Tourismuswelt

Vermissen wir das Fliegen wirklich so sehr, dass wir Flüge ins Nirgendwo buchen müssen? Bild: SocialCut

Einwurf Werden sich die Reisebedürfnisse ändern?

Jean-Claude Raemy

Aktuell gibt es allerhand neue Angebote, um potenzielle Reisende bei Laune zu halten. Dass diese nachhaltig Bestand haben, darf angezweifelt werden.

Das Reisen gehört zum Menschen, der sich immer schon auf Entdeckungstour begeben hat und so erst die ganze Welt von Afrika ausgehend bevölkert hat. Später kam das Zeitalter der Entdeckungen. Und im 20. Jahrhundert das Zeitalter der Ferienreisen und des unbeschwerten Reisens in kurzer Zeit zu weit entfernten Zielen. Die Einreise in gewisse Länder war immer schon schwerer als in andere, doch eigentlich war in den ersten zwei Dekaden des 21. Jahrhunderts die globale Mobilität für viele Menschen, zumindest jenen aus der 1. Welt, reiner Alltag.

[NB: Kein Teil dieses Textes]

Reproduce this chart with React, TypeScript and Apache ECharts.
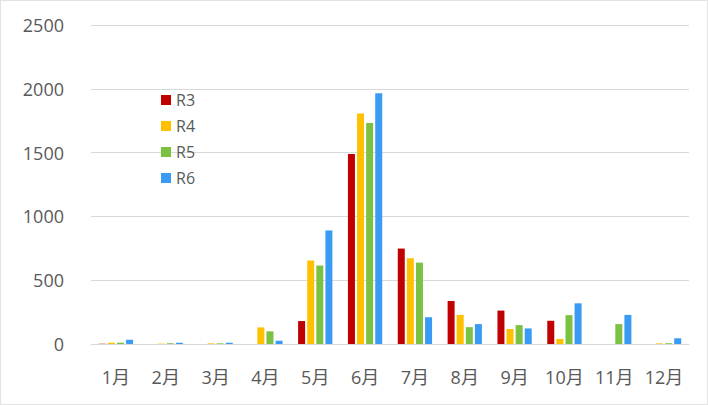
import React, { useEffect, useRef } from "react";
import * as echarts from "echarts";

const categories = ["1月", "2月", "3月", "4月", "5月", "6月", "7月", "8月", "9月", "10月", "11月", "12月"];
const seriesNames = ["R3", "R4", "R5", "R6"];
const r3 = [2, 0, 0, 0, 180, 1490, 748, 337, 262, 182, 0, 0];
const r4 = [10, 3, 5, 130, 654, 1807, 672, 228, 117, 39, 0, 5];
const r5 = [10, 6, 5, 99, 615, 1731, 638, 132, 148, 226, 156, 6];
const r6 = [33, 10, 10, 26, 890, 1965, 210, 156, 122, 319, 228, 45];
const colors = ["#C00000", "#FFC000", "#7DC143", "#3A9BF5"];
const yTicks = { min: 0, max: 2500, interval: 500 };

export default function App() {
  const ref = useRef<HTMLDivElement>(null);
  useEffect(() => {
    if (!ref.current) return;
    const chart = echarts.init(ref.current, undefined, { renderer: "svg" });
    const font = "'Open Sans', 'Noto Sans CJK SC', sans-serif";
    const data = [r3, r4, r5, r6];
    chart.setOption({
      animation: false,
      backgroundColor: "#ffffff",
      color: colors,
      legend: {
        orient: "vertical",
        left: 155,
        top: 86,
        itemWidth: 10,
        itemHeight: 10,
        itemGap: 10,
        icon: "rect",
        textStyle: { fontFamily: font, fontSize: 16, color: "#595959" },
        data: seriesNames,
      },
      grid: { left: 90, right: 18, top: 24, bottom: 60 },
      xAxis: {
        type: "category",
        data: categories,
        axisLine: { show: true, lineStyle: { color: "#d9d9d9" } },
        axisTick: { show: false },
        axisLabel: { interval: 0, fontFamily: font, fontSize: 18, color: "#595959", margin: 24 },
      },
      yAxis: {
        type: "value",
        min: yTicks.min,
        max: yTicks.max,
        interval: yTicks.interval,
        axisLine: { show: false },
        axisTick: { show: false },
        splitLine: { lineStyle: { color: "#d9d9d9" } },
        axisLabel: {
          fontFamily: font,
          fontSize: 18,
          color: "#595959",
          margin: 27,
          formatter: (v: number) => String(v),
        },
      },
      series: seriesNames.map((n, i) => ({
        name: n,
        type: "bar",
        data: data[i],
        barWidth: 7,
        barGap: "30%",
        itemStyle: { color: colors[i] },
      })),
    });
    return () => chart.dispose();
  }, []);
  return (
    <div
      ref={ref}
      style={{
        position: "fixed",
        left: 0,
        top: 0,
        width: 708,
        height: 405,
        boxSizing: "border-box",
        border: "1px solid #e3e3e3",
        background: "#fff",
      }}
    />
  );
}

Wegen Corona wurde und wird diese freie Mobilität derzeit massiv eingeschränkt. Das bringt zahllose Industrien - allen voran die Tourismus- und Luftfahrt-Industrien - in enge Nöte, abertausende Arbeitsplätze gehen verloren. Um zu überleben, treiben diese Industrien nun seltsame Blüten. Beispielsweise bieten Qantas oder Singapore Airlines Flüge ins Nirgendwo an - man kann fliegen, geniesst Aussicht und Service, landet jedoch wieder am selben Ort, wo man gestartet ist. Sie finden das sinnlos? Der erste solche Qantas-Flug war innert zehn Minuten ausverkauft.

Es gibt weitere Beispiele: Thai Airways oder Garuda Indonesia haben damit begonnen, ihre Inflight-Mahlzeiten direkt an Kunden zu verkaufen, d.h. die Spezialitäten werden am Boden verkauft und verspeist. Singapore Airlines hat gar zwei ihrer gegroundeten B747 kurzfristig in Restaurants umgewandelt. Trotz happiger Preise für die Mahlzeit an Bord (aber am Boden) war auch hier das Angebot schnell ausverkauft.

Macht Euch Gedanken zum Reisen

Die Frage ist: Hätten solche Angebote auch zu normalen Zeiten funktioniert? Wohl kaum. Der ökologische Unsinn von Flügen ins Nirgendwo rückt aktuell in den Hintergrund, weil die Menschen dermassen nach Reise-Erlebnissen lechzen, dass sie sogar solchen Nonsens buchen. Was die Frage aufwirft, was wir am Reisen denn genau vermissen. Ist es wirklich einfach das Mit-einem-Flugzeug-fliegen? Für die meisten von uns ist dies längst kein «Erlebnis» mehr, sondern eine Notwendigkeit, in manchen Fällen gar ein «notwendiges Übel», um von Punkt A nach Punkt B zu gelangen. Da muss man sich das nicht einfach so als Flug ins Nirgendwo antun. Und freiwillig Bordmahlzeiten essen? OK, bei den asiatischen Airlines mag das funktionieren; bei vielen anderen Airlines kann man sich kaum vorstellen, dass dieses Essen so vermisst wird, dass man sich dieses nun zwingend am Boden antun muss, nur weil man aktuell kaum irgendwohin fliegen kann.

Was vermissen wir denn nun also konkret? Es ist die Sehnsucht nach der Ferne, sicherlich auch nach wie vor das anderorts oftmals bessere Wetter, den kulturellen Unterschied. Ich denke nicht, dass sich das Reisebedürfnis infolge von Corona grundsätzlich ändert, aber vielleicht trägt Corona zumindest dazu bei, dass man sich - in Ermangelung von Reisemöglichkeiten - künftig genauer überlegt, wohin man reist, wie man reist und was die Reise überhaupt bezwecken soll. Das Reisen um des Reisens willen, oder für das Instagram-Bildli, kann es ja eigentlich nicht sein. Wenn die Grenzen bald mal wieder offen sind - hoffentlich sehr bald - werden zahllose Menschen wieder reisen wollen. Das ist gut so. Sie werden es aber vielleicht ein bisschen mehr bewusst machen. Und auch das ist gut so.